§ **REQUIRED TASK**:
With pictures left out, retype the lines from the start of the records through the one that contains "from matplotlib.lines import Line2D".

[Plotting code records]
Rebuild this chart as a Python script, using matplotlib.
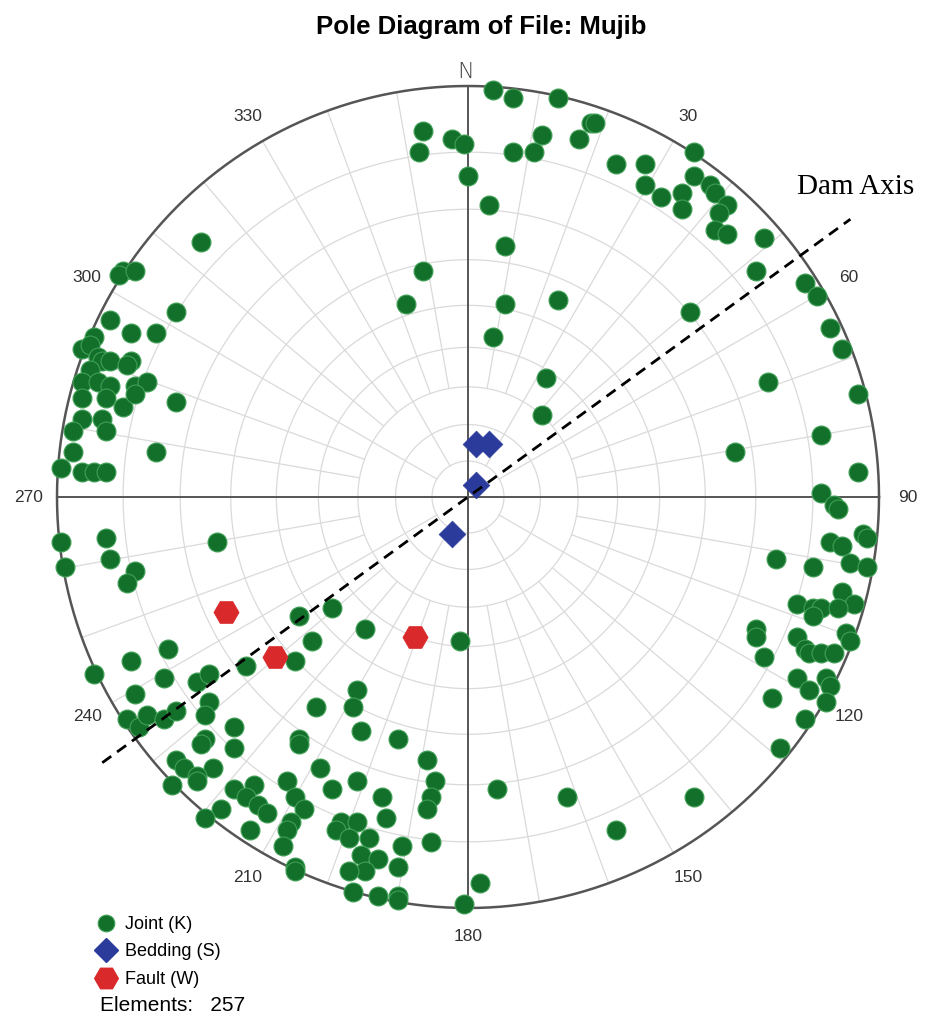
import numpy as np
import matplotlib
matplotlib.use("Agg")
import matplotlib.pyplot as plt
from matplotlib.lines import Line2D

# ---------------- data (net coordinates, primitive circle radius = 1) ----------------
joint_x = [0.06, 0.11, 0.22, -0.11, -0.12, -0.04, -0.01, 0.11, 0.16, 0.18, 0.27, 0.30, 0.31,
           0.00, 0.05, 0.09, 0.36, 0.43, 0.43, 0.47, 0.55, 0.55, 0.59, 0.60, 0.63, 0.61, 0.52,
           0.52, 0.60, 0.63, 0.72, 0.70, 0.82, 0.85, 0.88, 0.91, 0.73, 0.95, 0.19, 0.18, 0.06,
           0.09, 0.22, 0.54, -0.11, -0.15, -0.65, 0.86, 0.65, 0.95,
           0.86, 0.89, 0.90, 0.88, 0.91, 0.96, 0.97, 0.93, 0.97, 0.75, 0.84, 0.91, 0.94, 0.80,
           0.84, 0.86, 0.90, 0.84, 0.70, 0.70, 0.72, 0.80, 0.82, 0.83, 0.86, 0.89, 0.92, 0.93,
           0.80, 0.83, 0.87, 0.88, 0.87, 0.74, 0.82, 0.76,
           -0.84, -0.85, -0.81, -0.71, -0.87, -0.82, -0.76, -0.91, -0.94, -0.92, -0.90, -0.89,
           -0.87, -0.82, -0.83, -0.92, -0.94, -0.90, -0.87, -0.88, -0.94, -0.84, -0.81, -0.78,
           -0.81, -0.71, -0.94, -0.89, -0.88, -0.96, -0.96, -0.76, -0.99, -0.94, -0.91, -0.88,
           -0.99, -0.98, -0.88, -0.87, -0.81, -0.83, -0.61, -0.91, -0.82, -0.74, -0.81, -0.73,
           -0.66, -0.63, -0.54, -0.42, -0.38, -0.41, -0.33, -0.25, -0.02,
           -0.83, -0.80, -0.78, -0.74, -0.71, -0.63, -0.64, -0.64, -0.65, -0.57, -0.57, -0.71,
           -0.69, -0.62, -0.66, -0.66, -0.72, -0.57, -0.52, -0.54, -0.51, -0.49, -0.60, -0.64,
           -0.53, -0.44, -0.42, -0.40, -0.43, -0.44, -0.45, -0.42, -0.42, -0.37, -0.41, -0.41,
           -0.36, -0.33, -0.27, -0.27, -0.28, -0.26, -0.17, -0.21, -0.20, -0.31, -0.32, -0.27,
           -0.29, -0.24, -0.26, -0.22, -0.25, -0.29, -0.28, -0.22, -0.17, -0.17, -0.16, -0.17,
           -0.10, -0.08, -0.09, -0.10, -0.09,
           -0.01, 0.03, 0.07, 0.24, 0.36, 0.55]
joint_y = [0.99, 0.97, 0.97, 0.89, 0.84, 0.87, 0.86, 0.84, 0.84, 0.88, 0.87, 0.91, 0.91,
           0.78, 0.71, 0.61, 0.81, 0.81, 0.76, 0.73, 0.84, 0.78, 0.76, 0.74, 0.71, 0.69, 0.74,
           0.70, 0.65, 0.64, 0.63, 0.55, 0.52, 0.49, 0.41, 0.36, 0.28, 0.25, 0.29, 0.20, 0.39,
           0.47, 0.48, 0.45, 0.55, 0.47, 0.62, 0.15, 0.11, 0.06,
           0.01, -0.02, -0.03, -0.11, -0.12, -0.09, -0.10, -0.16, -0.17, -0.15, -0.17, -0.23,
           -0.26, -0.26, -0.27, -0.27, -0.27, -0.29, -0.32, -0.34, -0.39, -0.34, -0.37, -0.38,
           -0.38, -0.38, -0.33, -0.35, -0.44, -0.47, -0.44, -0.46, -0.50, -0.49, -0.54, -0.61,
           0.55, 0.54, 0.55, 0.45, 0.43, 0.40, 0.40, 0.39, 0.36, 0.37, 0.34, 0.33,
           0.33, 0.33, 0.32, 0.31, 0.28, 0.28, 0.27, 0.24, 0.24, 0.22, 0.27, 0.28,
           0.25, 0.23, 0.19, 0.19, 0.16, 0.16, 0.11, 0.11, 0.07, 0.06, 0.06, 0.06,
           -0.11, -0.17, -0.10, -0.15, -0.18, -0.21, -0.11, -0.43, -0.40, -0.44, -0.48, -0.37,
           -0.45, -0.43, -0.41, -0.40, -0.35, -0.29, -0.27, -0.32, -0.35,
           -0.54, -0.56, -0.53, -0.54, -0.52, -0.50, -0.53, -0.59, -0.60, -0.56, -0.61, -0.64,
           -0.66, -0.66, -0.68, -0.69, -0.70, -0.71, -0.70, -0.73, -0.75, -0.77, -0.76, -0.78,
           -0.81, -0.69, -0.73, -0.76, -0.79, -0.81, -0.85, -0.90, -0.91, -0.51, -0.59, -0.60,
           -0.66, -0.71, -0.69, -0.47, -0.51, -0.57, -0.59, -0.73, -0.78, -0.79, -0.81, -0.79,
           -0.83, -0.83, -0.87, -0.88, -0.91, -0.91, -0.96, -0.97, -0.97, -0.98, -0.85, -0.90,
           -0.64, -0.69, -0.73, -0.76, -0.84,
           -0.99, -0.94, -0.71, -0.73, -0.81, -0.73]

bedding_x = [0.02, 0.05, 0.02, -0.04]
bedding_y = [0.13, 0.13, 0.03, -0.09]

fault_x = [-0.59, -0.47, -0.13]
fault_y = [-0.28, -0.39, -0.34]

dam_axis_trend = 54.0            # degrees clockwise from north
dam_axis_extent = (-1.10, 1.15)  # in primitive radii along the trend

ring_dips = [10, 20, 30, 40, 50, 60, 70, 80]       # equal-angle small circles
azimuth_labels = [30, 60, 90, 120, 150, 180, 210, 240, 270, 300, 330]
legend_labels = ["Joint (K)", "Bedding (S)", "Fault (W)"]
title = "Pole Diagram of File: Mujib"
n_elements = 257

# ---------------- layout ----------------
W, H = 931, 1021
CX, CY, R = 468.0, 497.0, 411.0   # pixel position of the net centre and its radius

fig = plt.figure(figsize=(W / 100, H / 100), dpi=100)
ax = fig.add_axes([0, 0, 1, 1])
ax.set_xlim(-CX / R, (W - CX) / R)
ax.set_ylim(-(H - CY) / R, CY / R)
ax.axis("off")

grid_col = "#dadada"
dark_col = "#555555"

t = np.linspace(0, 2 * np.pi, 721)
for d in ring_dips:
    r = np.tan(np.radians(d) / 2)
    ax.plot(r * np.cos(t), r * np.sin(t), color=grid_col, lw=0.9, zorder=1)

for az in range(10, 360, 10):
    if az % 90 == 0:
        continue
    if az % 30 == 0:
        r0 = np.tan(np.radians(10) / 2)
    else:
        r0 = np.tan(np.radians(30) / 2)
    a = np.radians(az)
    ax.plot([r0 * np.sin(a), np.sin(a)], [r0 * np.cos(a), np.cos(a)],
            color=grid_col, lw=0.9, zorder=1)

ax.plot(np.cos(t), np.sin(t), color=dark_col, lw=1.8, zorder=2)
ax.plot([-1, 1], [0, 0], color=dark_col, lw=1.4, zorder=2)
ax.plot([0, 0], [-1, 1.0], color=dark_col, lw=1.4, zorder=2)

# azimuth labels
for az in azimuth_labels:
    a = np.radians(az)
    ax.text(1.07 * np.sin(a), 1.07 * np.cos(a), str(az), ha="center", va="center",
            fontsize=12.5, color="#333333", family="Liberation Sans")
ax.text(-0.005, 1.035, "N", ha="center", va="center", fontsize=16, color="#444444",
        family="DejaVu Sans", fontweight="light")

# data
joint_c, joint_e = "#13702b", "#3f9f55"
bed_c = "#2b3b9c"
fault_c = "#d9292b"
ax.scatter(joint_x, joint_y, s=185, marker="o", color=joint_c, edgecolors=joint_e,
           linewidths=0.8, zorder=4)
ax.scatter(bedding_x, bedding_y, s=185, marker="D", color=bed_c, edgecolors=bed_c,
           linewidths=0.5, zorder=5)
ax.scatter(fault_x, fault_y, s=330, marker="H", color=fault_c, edgecolors=fault_c,
           linewidths=0.5, zorder=5)

# dam axis
ta = np.radians(dam_axis_trend)
rr = np.array(dam_axis_extent)
ax.plot(rr * np.sin(ta), rr * np.cos(ta), color="black", lw=2.0,
        linestyle=(0, (4, 2.6)), zorder=6)
ax.text(856 / R - CX / R, (CY - 187) / R, "Dam Axis", ha="center", va="center",
        fontsize=21, family="Liberation Serif", color="black")

# title
fig.text(481 / W, 1 - 27 / H, title, ha="center", va="center", fontsize=18.5,
         fontweight="bold", family="Liberation Sans")

# legend
handles = [
    Line2D([], [], marker="o", ls="none", markersize=12, color=joint_c,
           markeredgecolor=joint_e, markeredgewidth=0.8),
    Line2D([], [], marker="D", ls="none", markersize=12, color=bed_c),
    Line2D([], [], marker="H", ls="none", markersize=17, color=fault_c),
]
leg = fig.legend(handles, legend_labels, loc="upper left",
                 bbox_to_anchor=(97 / W, 1 - 916 / H), frameon=False,
                 prop={"family": "Liberation Sans", "size": 13},
                 handlelength=1.0, handletextpad=0.55, labelspacing=0.58,
                 borderpad=0, borderaxespad=0)
fig.text(100 / W, 1 - 1005 / H, f"Elements:   {n_elements}", ha="left", va="center",
         fontsize=15, family="Liberation Sans", color="black")

fig.savefig("out.png", dpi=100)
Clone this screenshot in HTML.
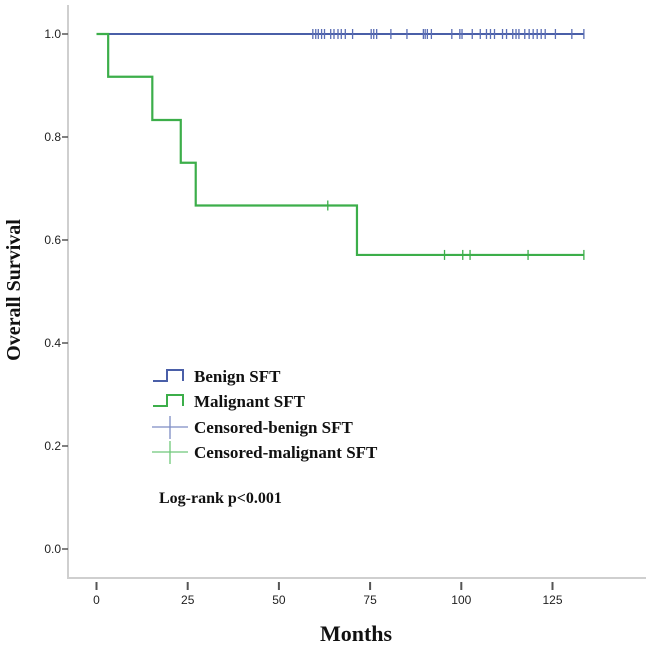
<!DOCTYPE html>
<html><head><meta charset="utf-8">
<style>
html,body{margin:0;padding:0;background:#fff;}
svg{display:block;}
.tk{font-family:"Liberation Sans",sans-serif;font-size:12px;fill:#222;}
.lg{font-family:"Liberation Serif",serif;font-weight:bold;font-size:17px;fill:#111;}
</style></head>
<body>
<svg id="chart" width="646" height="646" viewBox="0 0 646 646">
<line x1="68" y1="5" x2="68" y2="578" stroke="#cfcfcf" stroke-width="2"/>
<line x1="67" y1="578" x2="646" y2="578" stroke="#cfcfcf" stroke-width="2"/>
<g id="yticks"></g>
<g id="xticks"></g>
<g id="series"></g>
<text x="20" y="290" transform="rotate(-90 20 290)" text-anchor="middle" class="lg" style="font-size:20px">Overall Survival</text>
<text x="356" y="641" text-anchor="middle" class="lg" style="font-size:22px">Months</text>
<g>
  <path d="M153 381 H167 V370 H183 V381" fill="none" stroke="#4a5fa8" stroke-width="2"/>
  <text x="194" y="382" class="lg">Benign SFT</text>
  <path d="M153 406 H167 V395 H183 V406" fill="none" stroke="#3cae4a" stroke-width="2"/>
  <text x="194" y="407" class="lg">Malignant SFT</text>
  <path d="M152 427 H188 M170 416 V439" stroke="#7d8cc4" stroke-width="1.3"/>
  <text x="194" y="433" class="lg">Censored-benign SFT</text>
  <path d="M152 452 H188 M170 441 V464" stroke="#6fc87a" stroke-width="1.3"/>
  <text x="194" y="458" class="lg">Censored-malignant SFT</text>
</g>
<text x="159" y="503" class="lg" style="font-size:16px">Log-rank p&lt;0.001</text>
</svg>
<script>
const yTicks=[0,0.2,0.4,0.6,0.8,1.0];
const yTickLabels=["0.0","0.2","0.4","0.6","0.8","1.0"];
const xTicks=[0,25,50,75,100,125];
const xTickLabels=["0","25","50","75","100","125"];
const malignantTimes=[0,3.2,15.3,23.1,27.2,71.4,133.6];
const malignantSurv=[1.0,0.917,0.833,0.75,0.667,0.571,0.571];
const malignantCensor=[63.4,95.4,100.4,102.4,118.3,133.6];
const benignEnd=133.6;
const benignSurv=1.0;
const benignCensor=[59.3,60.1,60.8,61.7,62.5,64.2,65.1,66.2,67.1,68.2,70.2,75.3,76.0,76.8,80.7,85.1,89.6,90.1,90.7,91.8,97.4,99.6,100.2,103,105.2,106.9,108,109.1,111.3,112.4,114.1,115,115.8,117.4,118.6,119.7,120.8,121.9,123,125.8,130.3,133.6];

const X=m=>96.5+m*3.648;
const Y=v=>549-v*515;
const NS='http://www.w3.org/2000/svg';
function mk(tag,attrs,parent){const e=document.createElementNS(NS,tag);for(const k in attrs)e.setAttribute(k,attrs[k]);parent.appendChild(e);return e;}
const yg=document.getElementById('yticks'),xg=document.getElementById('xticks'),sg=document.getElementById('series');
yTicks.forEach((v,i)=>{
  const l=mk('line',{x1:62,x2:68,y1:Y(v),y2:Y(v),stroke:'#555','stroke-width':1.5},yg);
  
  
  const t=mk('text',{x:61,y:Y(v)+4,'text-anchor':'end',class:'tk'},yg);t.textContent=yTickLabels[i];
  
  
});
xTicks.forEach((m,i)=>{
  const l=mk('line',{x1:X(m),x2:X(m),y1:582,y2:590,stroke:'#555','stroke-width':2},xg);
  
  
  const t=mk('text',{x:X(m),y:604,'text-anchor':'middle',class:'tk'},xg);t.textContent=xTickLabels[i];
  
  
});
// benign line
const bl=mk('line',{x1:X(0),x2:X(benignEnd),y1:Y(benignSurv),y2:Y(benignSurv),stroke:'#4a5fa8','stroke-width':2},sg);


// malignant step
let d='M'+X(malignantTimes[0])+' '+Y(malignantSurv[0]);
for(let i=1;i<malignantTimes.length;i++){d+=' H'+X(malignantTimes[i])+' V'+Y(malignantSurv[i]);}
const mp=mk('path',{d:d,fill:'none',stroke:'#3cae4a','stroke-width':2.2},sg);


function survAt(t){let s=malignantSurv[0];for(let i=0;i<malignantTimes.length;i++){if(malignantTimes[i]<=t)s=malignantSurv[i];}return s;}
benignCensor.forEach(m=>{
  const c=mk('line',{x1:X(m),x2:X(m),y1:Y(benignSurv)-5,y2:Y(benignSurv)+5,stroke:'#5a6db4','stroke-width':1.3},sg);
  
  
});
malignantCensor.forEach(m=>{
  const y=Y(survAt(m));
  const c=mk('line',{x1:X(m),x2:X(m),y1:y-5,y2:y+5,stroke:'#3cae4a','stroke-width':1.3},sg);
  
  
});
</script>
</body></html>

§ **RESPONSE TO THIS EXERCISE**:
Rebuild this chart as a Python script, using matplotlib.
import numpy as np
import matplotlib
matplotlib.use("Agg")
import matplotlib.pyplot as plt
from matplotlib.lines import Line2D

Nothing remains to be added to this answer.